__AIM OF THE EXERCISE__
Write each line of the material exactly as given, from the top through the line that contains "import pandas as pd", and omit all pictures.
— begin DATASET SECTION —
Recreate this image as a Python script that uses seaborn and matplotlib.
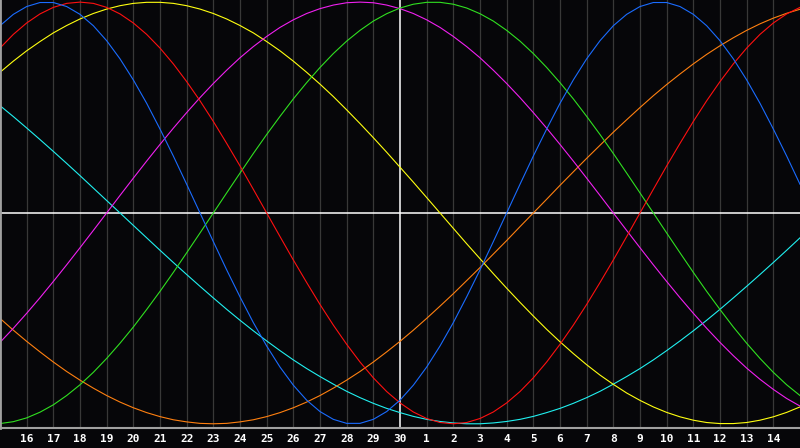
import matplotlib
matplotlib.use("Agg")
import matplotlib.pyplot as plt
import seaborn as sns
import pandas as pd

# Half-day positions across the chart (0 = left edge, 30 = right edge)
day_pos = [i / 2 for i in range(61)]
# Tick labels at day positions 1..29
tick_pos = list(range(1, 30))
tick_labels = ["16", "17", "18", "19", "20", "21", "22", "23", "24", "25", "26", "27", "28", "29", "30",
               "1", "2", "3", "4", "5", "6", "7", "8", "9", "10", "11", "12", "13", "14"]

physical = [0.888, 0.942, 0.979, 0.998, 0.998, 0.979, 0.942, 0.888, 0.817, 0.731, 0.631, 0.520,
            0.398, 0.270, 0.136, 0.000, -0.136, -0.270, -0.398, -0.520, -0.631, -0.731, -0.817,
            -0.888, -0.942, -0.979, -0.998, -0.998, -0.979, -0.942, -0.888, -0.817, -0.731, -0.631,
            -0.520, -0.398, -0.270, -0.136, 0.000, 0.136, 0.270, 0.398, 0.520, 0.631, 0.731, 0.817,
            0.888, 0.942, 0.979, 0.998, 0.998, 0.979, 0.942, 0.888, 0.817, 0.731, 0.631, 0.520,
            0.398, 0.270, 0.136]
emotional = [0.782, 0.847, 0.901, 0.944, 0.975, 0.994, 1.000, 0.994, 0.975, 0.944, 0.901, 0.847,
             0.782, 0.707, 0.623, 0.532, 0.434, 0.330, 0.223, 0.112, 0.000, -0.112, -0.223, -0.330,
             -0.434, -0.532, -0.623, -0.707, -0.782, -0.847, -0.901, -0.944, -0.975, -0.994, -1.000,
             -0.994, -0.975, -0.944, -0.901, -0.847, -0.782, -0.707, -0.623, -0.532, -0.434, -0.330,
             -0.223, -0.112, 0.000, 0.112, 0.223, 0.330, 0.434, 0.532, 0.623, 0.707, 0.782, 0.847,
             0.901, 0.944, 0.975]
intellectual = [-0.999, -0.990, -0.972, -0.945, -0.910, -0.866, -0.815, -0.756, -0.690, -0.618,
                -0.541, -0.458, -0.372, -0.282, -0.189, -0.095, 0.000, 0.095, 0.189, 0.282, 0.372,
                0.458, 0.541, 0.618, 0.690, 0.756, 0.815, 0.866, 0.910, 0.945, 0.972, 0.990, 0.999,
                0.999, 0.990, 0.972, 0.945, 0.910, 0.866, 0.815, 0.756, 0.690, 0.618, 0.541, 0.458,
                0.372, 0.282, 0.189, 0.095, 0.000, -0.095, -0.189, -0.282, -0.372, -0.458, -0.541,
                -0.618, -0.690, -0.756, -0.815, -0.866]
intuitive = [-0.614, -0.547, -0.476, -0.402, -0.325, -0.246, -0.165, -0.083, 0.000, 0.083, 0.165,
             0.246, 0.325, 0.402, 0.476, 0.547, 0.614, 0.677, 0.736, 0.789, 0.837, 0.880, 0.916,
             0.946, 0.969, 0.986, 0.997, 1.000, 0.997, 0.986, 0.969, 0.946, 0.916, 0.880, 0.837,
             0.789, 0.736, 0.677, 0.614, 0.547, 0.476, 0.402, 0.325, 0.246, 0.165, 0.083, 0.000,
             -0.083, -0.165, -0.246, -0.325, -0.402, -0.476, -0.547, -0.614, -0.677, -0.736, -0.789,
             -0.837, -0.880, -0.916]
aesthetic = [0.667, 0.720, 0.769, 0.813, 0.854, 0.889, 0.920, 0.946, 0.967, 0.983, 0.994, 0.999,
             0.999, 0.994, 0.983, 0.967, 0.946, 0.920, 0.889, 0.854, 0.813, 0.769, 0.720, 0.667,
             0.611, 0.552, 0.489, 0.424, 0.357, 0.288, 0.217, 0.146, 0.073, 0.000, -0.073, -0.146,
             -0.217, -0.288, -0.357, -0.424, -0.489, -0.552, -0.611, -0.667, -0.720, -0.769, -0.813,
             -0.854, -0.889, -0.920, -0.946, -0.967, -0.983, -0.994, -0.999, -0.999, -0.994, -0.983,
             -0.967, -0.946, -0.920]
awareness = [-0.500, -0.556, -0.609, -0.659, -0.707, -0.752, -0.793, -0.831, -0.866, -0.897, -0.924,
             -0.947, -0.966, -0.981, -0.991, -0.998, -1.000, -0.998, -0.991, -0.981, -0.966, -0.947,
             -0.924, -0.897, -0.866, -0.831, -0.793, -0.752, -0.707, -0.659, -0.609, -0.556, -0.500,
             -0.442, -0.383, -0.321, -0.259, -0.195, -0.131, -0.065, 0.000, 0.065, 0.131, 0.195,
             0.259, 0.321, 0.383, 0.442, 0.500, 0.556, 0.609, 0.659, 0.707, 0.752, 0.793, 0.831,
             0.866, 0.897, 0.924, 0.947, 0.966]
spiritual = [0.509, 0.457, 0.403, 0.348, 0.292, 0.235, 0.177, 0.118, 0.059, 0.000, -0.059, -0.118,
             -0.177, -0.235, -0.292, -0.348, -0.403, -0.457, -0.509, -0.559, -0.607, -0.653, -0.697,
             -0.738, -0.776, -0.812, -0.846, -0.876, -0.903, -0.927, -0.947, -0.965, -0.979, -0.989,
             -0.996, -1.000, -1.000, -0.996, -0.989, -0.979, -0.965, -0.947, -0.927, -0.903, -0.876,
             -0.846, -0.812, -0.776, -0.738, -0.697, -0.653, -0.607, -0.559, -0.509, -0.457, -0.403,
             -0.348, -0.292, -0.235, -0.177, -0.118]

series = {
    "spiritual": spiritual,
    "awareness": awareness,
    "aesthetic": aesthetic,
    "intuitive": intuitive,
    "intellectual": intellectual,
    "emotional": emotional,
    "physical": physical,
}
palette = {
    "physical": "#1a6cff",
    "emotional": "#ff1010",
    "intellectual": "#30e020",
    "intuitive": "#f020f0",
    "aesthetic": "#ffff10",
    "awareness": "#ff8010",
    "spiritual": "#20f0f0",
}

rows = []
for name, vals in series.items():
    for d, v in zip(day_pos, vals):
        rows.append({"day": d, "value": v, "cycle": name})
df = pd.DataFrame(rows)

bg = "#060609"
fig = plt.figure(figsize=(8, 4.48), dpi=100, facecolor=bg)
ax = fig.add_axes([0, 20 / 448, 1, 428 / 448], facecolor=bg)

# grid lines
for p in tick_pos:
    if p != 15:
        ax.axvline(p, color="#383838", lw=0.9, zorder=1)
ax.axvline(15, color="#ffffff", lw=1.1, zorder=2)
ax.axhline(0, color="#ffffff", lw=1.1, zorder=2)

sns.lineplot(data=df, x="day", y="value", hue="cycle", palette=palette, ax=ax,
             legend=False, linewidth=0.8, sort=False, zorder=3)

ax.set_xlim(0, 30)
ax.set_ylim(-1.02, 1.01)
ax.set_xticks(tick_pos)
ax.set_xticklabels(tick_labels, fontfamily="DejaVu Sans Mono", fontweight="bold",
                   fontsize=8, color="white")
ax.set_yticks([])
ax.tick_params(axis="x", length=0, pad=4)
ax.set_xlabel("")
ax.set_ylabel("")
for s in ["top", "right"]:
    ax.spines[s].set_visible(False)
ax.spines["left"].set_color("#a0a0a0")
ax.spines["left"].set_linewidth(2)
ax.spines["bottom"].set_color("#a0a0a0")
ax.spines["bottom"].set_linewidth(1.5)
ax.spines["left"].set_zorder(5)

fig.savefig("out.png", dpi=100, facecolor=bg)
— end DATASET SECTION —
__ANSWER TO THIS EXERCISE__
Recreate this image as a Python script that uses seaborn and matplotlib.
import matplotlib
matplotlib.use("Agg")
import matplotlib.pyplot as plt
import seaborn as sns
import pandas as pd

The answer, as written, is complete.